→ **Stored data**

++++++++++++++++++++

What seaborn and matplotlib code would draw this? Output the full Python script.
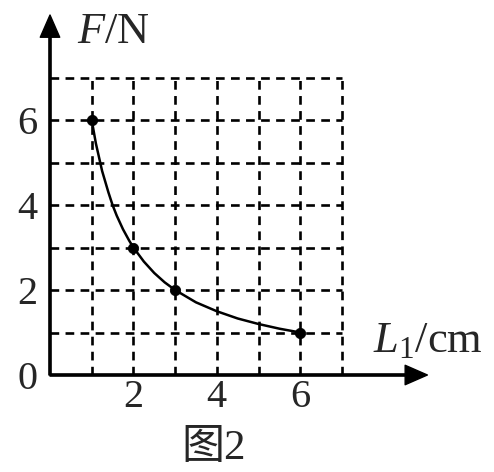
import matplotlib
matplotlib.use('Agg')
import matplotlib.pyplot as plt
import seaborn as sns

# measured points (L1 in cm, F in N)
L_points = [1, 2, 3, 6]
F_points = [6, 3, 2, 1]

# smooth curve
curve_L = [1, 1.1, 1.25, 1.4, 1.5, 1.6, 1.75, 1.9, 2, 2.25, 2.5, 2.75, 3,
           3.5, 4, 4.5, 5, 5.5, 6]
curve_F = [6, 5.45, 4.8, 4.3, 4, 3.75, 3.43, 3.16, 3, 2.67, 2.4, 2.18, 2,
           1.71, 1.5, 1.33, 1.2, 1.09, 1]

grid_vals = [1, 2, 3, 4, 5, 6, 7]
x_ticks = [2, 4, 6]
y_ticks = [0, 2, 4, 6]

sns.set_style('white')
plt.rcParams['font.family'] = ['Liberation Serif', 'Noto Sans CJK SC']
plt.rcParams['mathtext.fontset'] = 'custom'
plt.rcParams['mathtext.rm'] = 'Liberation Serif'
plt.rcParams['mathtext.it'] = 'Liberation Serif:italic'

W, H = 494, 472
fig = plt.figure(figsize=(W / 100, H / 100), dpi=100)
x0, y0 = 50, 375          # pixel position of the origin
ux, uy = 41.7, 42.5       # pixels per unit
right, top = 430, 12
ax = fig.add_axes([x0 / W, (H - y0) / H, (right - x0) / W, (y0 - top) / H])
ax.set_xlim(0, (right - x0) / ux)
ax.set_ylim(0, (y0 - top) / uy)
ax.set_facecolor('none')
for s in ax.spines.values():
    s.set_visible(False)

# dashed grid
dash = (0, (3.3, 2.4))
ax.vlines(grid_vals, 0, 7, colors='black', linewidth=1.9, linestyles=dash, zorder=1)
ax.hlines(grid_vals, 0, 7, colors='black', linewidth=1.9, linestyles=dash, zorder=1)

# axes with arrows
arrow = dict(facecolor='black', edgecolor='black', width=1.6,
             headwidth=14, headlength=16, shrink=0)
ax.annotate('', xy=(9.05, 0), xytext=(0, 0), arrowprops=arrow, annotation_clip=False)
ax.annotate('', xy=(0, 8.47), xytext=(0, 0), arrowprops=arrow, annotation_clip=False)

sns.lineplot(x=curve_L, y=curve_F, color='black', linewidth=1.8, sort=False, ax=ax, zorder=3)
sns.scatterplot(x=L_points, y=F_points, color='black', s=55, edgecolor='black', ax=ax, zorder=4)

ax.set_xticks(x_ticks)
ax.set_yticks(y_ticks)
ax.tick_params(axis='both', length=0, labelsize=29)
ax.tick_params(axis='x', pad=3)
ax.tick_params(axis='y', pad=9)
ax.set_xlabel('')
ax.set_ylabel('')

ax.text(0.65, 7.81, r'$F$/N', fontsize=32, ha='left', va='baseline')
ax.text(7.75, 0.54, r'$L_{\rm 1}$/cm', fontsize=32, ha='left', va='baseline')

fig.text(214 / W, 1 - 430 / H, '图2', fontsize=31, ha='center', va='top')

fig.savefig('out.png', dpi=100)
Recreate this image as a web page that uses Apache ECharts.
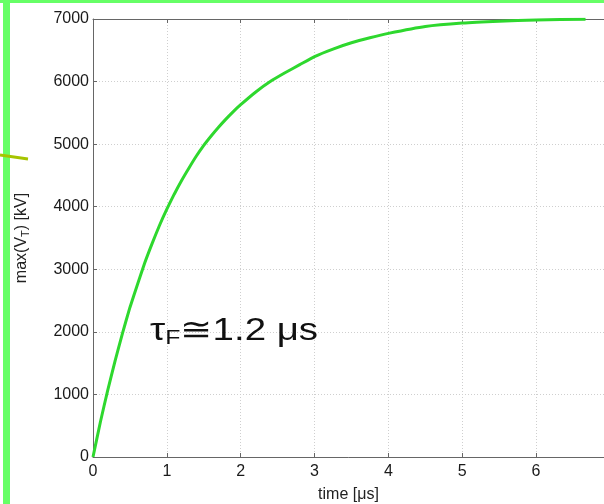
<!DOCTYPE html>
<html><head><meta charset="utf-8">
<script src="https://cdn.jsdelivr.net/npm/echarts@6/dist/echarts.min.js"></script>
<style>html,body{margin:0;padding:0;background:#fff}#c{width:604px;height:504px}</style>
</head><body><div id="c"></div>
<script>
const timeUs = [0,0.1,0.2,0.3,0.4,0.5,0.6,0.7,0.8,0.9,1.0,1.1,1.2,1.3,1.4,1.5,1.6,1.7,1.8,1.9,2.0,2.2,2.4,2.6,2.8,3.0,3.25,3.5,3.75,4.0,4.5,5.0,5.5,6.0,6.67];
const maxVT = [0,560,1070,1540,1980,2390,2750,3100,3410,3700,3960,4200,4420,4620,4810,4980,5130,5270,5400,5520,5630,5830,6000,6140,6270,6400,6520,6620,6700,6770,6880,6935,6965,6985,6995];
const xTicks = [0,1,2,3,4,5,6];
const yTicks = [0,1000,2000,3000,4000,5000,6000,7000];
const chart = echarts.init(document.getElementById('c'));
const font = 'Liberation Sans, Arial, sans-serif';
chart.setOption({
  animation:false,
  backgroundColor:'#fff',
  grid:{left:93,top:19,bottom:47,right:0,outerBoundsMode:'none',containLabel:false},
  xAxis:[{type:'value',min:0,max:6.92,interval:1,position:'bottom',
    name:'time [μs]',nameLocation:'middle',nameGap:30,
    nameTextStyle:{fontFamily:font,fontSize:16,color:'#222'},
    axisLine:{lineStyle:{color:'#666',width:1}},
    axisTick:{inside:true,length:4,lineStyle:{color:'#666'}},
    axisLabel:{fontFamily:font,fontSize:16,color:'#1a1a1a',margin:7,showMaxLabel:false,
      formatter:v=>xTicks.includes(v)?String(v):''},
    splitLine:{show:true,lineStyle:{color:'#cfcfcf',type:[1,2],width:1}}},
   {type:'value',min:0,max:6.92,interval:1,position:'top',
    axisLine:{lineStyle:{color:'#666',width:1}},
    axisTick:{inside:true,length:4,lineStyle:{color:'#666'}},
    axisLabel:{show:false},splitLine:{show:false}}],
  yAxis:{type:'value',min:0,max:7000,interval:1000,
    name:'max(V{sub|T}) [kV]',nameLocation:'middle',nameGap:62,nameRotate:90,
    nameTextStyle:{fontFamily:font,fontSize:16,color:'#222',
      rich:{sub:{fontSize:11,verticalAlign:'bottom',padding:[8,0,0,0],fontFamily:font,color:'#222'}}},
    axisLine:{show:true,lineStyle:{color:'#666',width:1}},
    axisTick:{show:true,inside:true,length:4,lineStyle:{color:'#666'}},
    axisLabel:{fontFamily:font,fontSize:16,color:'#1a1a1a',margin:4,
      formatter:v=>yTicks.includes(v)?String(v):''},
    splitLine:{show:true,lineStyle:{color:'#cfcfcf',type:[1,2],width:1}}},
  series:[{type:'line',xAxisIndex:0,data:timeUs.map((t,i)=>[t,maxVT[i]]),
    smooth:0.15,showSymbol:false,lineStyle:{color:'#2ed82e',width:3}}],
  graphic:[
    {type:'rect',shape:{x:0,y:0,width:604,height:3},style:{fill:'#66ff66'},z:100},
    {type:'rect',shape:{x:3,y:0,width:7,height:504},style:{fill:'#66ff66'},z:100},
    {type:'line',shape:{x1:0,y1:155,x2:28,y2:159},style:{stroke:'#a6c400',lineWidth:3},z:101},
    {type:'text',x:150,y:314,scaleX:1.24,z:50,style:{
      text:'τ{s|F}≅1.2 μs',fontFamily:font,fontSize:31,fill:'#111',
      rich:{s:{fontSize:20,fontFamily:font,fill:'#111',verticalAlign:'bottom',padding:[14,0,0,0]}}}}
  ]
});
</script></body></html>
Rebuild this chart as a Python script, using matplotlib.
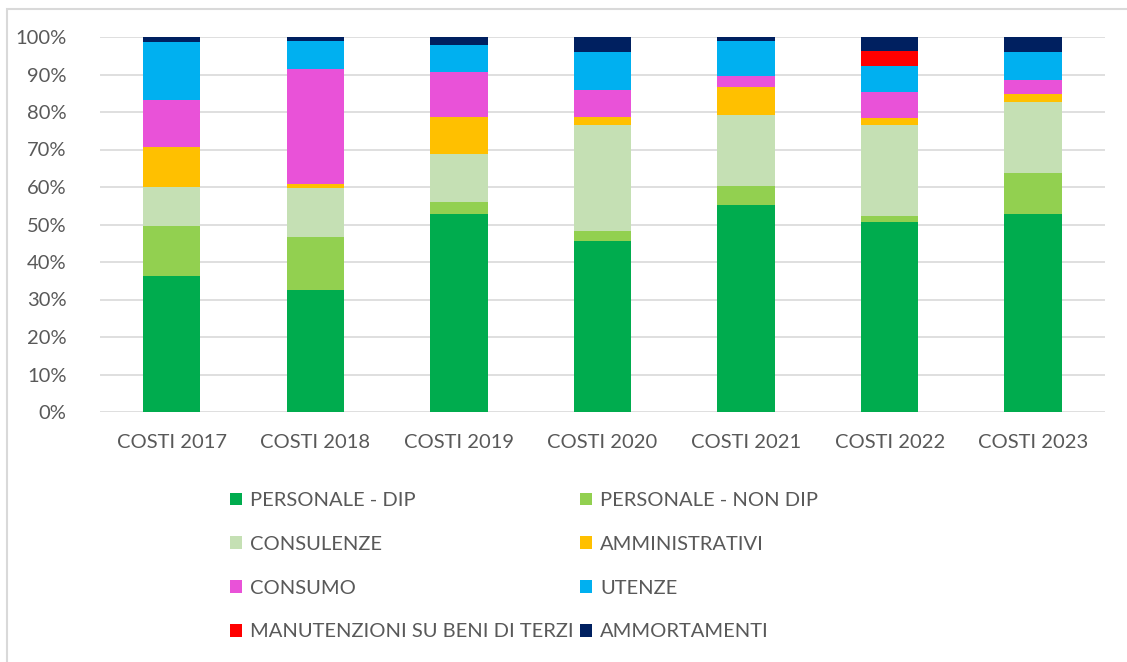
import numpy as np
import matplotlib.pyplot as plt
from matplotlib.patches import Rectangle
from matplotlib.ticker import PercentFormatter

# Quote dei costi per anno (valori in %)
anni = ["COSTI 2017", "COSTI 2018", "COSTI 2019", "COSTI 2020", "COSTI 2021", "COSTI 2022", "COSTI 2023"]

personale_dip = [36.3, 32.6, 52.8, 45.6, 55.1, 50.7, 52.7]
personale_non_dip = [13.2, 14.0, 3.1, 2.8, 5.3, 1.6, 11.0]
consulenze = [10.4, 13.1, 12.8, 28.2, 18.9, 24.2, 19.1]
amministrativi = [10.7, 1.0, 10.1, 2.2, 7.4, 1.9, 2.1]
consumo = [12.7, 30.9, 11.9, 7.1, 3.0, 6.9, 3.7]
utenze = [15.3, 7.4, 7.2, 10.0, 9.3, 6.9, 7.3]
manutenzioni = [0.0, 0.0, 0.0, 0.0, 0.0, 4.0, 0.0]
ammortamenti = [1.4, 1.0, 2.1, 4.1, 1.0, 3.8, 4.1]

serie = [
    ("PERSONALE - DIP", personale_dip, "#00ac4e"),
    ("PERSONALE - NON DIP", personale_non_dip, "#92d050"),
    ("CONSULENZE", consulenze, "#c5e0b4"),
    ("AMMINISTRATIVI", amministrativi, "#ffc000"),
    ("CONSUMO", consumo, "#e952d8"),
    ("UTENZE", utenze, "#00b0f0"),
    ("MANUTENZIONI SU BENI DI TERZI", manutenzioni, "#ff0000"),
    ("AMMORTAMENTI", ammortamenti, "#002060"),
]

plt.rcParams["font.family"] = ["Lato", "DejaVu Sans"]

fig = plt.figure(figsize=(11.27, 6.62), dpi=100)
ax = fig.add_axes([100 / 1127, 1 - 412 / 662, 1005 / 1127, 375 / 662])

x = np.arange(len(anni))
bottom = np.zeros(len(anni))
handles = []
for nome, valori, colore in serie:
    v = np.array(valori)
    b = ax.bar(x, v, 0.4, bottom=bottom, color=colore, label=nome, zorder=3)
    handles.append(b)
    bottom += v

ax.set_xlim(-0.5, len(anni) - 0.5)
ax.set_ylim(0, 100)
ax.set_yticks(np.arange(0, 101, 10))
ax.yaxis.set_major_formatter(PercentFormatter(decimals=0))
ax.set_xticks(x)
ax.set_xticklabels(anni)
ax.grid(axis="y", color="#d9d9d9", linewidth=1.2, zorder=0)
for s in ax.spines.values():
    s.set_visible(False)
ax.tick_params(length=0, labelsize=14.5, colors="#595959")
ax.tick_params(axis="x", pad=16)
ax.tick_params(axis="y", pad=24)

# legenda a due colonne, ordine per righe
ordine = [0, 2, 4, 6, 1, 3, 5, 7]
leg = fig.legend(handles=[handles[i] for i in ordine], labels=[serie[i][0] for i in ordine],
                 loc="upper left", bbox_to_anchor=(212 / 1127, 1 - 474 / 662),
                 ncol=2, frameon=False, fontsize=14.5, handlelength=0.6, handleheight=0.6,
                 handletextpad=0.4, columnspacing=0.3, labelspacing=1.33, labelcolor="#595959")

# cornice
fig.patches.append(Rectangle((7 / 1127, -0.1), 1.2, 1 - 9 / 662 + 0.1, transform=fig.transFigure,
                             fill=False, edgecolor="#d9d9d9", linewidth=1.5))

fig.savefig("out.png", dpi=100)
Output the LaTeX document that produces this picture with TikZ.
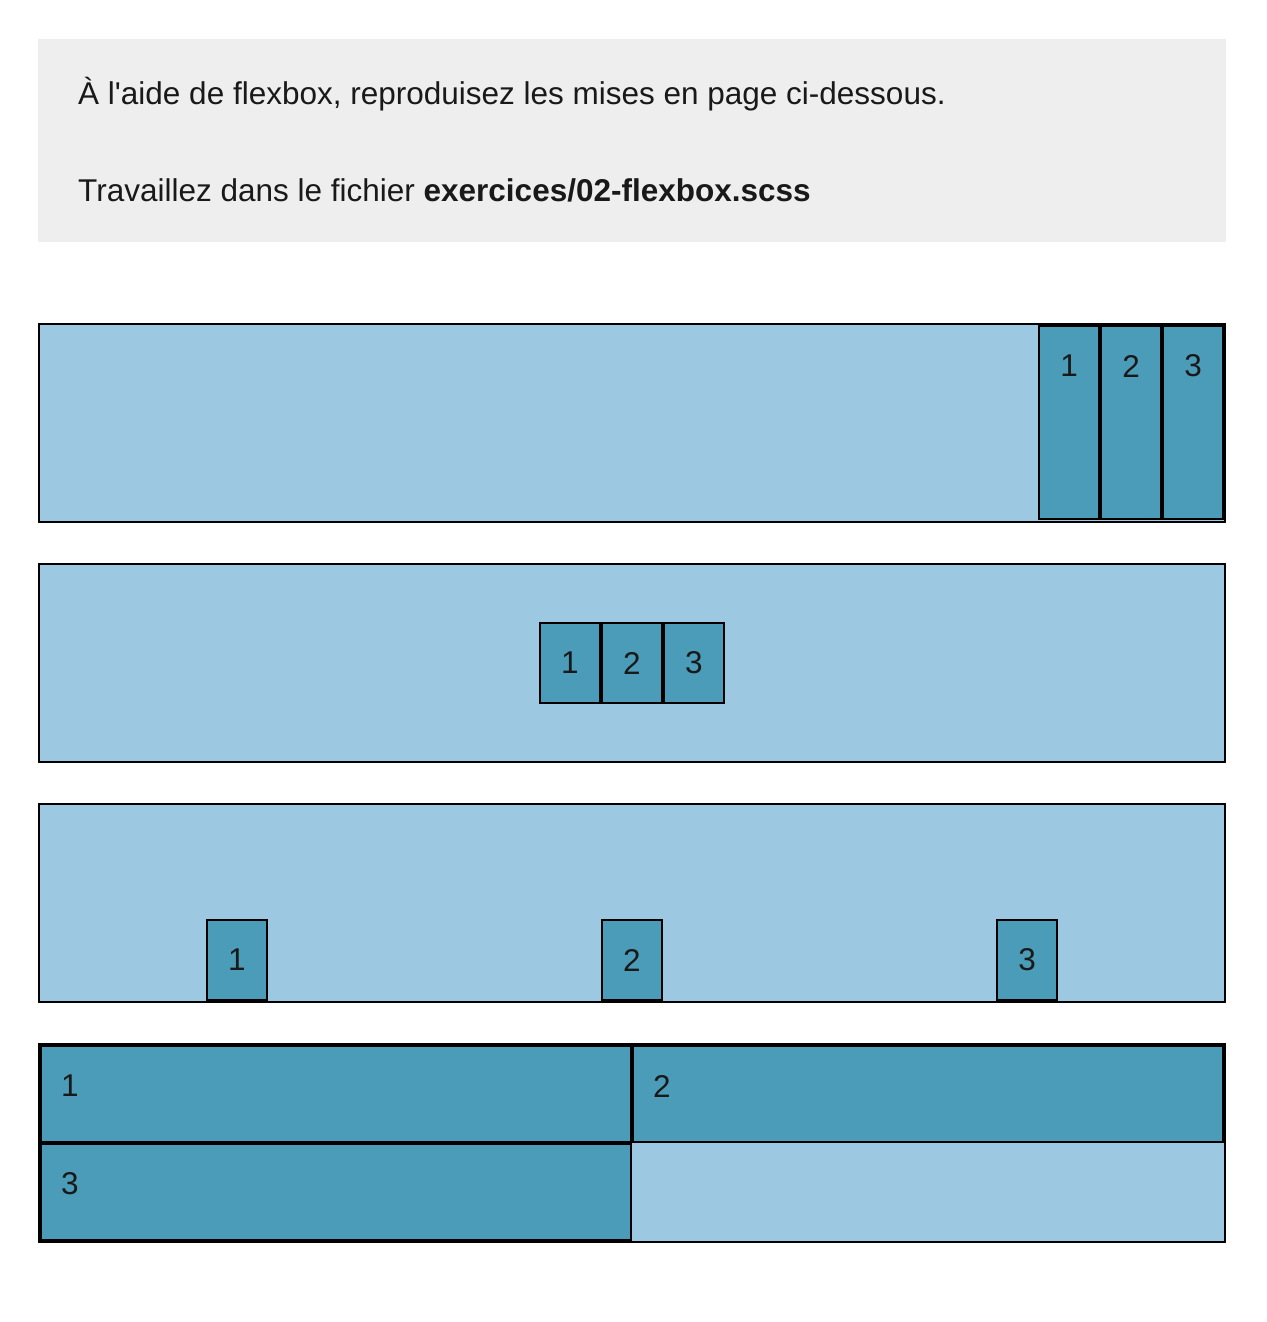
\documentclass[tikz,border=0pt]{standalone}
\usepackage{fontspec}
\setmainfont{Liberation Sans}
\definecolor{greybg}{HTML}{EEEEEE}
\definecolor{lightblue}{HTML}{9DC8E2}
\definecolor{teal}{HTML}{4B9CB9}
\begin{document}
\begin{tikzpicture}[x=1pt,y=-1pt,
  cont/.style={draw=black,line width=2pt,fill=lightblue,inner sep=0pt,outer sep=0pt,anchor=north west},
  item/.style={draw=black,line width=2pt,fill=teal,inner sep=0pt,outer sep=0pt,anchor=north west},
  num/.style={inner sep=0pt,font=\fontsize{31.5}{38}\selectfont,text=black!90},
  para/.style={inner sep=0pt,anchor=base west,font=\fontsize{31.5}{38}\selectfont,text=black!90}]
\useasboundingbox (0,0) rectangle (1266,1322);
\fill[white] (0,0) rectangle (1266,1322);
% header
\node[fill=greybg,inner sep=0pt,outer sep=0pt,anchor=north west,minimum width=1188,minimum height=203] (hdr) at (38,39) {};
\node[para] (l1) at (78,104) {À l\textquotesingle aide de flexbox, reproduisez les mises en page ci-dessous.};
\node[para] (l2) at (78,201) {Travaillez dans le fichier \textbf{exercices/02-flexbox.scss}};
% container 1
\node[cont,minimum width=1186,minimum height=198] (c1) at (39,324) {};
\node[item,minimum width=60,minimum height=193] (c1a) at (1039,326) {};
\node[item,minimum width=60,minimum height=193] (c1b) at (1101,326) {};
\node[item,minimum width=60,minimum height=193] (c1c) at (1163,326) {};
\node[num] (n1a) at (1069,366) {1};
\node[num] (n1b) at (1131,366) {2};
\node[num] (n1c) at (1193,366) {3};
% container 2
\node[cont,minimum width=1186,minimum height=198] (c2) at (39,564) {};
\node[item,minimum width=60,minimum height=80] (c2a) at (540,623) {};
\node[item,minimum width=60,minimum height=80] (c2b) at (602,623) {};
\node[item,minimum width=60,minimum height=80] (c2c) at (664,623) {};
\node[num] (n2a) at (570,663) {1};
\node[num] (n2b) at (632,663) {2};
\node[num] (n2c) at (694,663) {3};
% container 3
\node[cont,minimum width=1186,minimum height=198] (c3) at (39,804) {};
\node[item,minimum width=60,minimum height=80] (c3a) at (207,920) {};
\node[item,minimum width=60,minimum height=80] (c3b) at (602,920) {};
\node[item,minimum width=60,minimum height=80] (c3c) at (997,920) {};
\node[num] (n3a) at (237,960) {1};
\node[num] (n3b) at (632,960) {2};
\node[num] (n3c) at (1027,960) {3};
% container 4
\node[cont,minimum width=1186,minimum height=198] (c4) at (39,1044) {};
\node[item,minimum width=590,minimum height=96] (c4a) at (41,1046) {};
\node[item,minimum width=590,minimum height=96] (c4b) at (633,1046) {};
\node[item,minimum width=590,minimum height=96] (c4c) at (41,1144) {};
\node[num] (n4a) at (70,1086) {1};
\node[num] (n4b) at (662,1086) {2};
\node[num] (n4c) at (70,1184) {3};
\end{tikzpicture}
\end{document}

++++++++++++++++++++

→ **Goal**
Using the listing above, say how many of its lines contain the string "that", giving nothing but the figure.

→ **Solution for this task**
2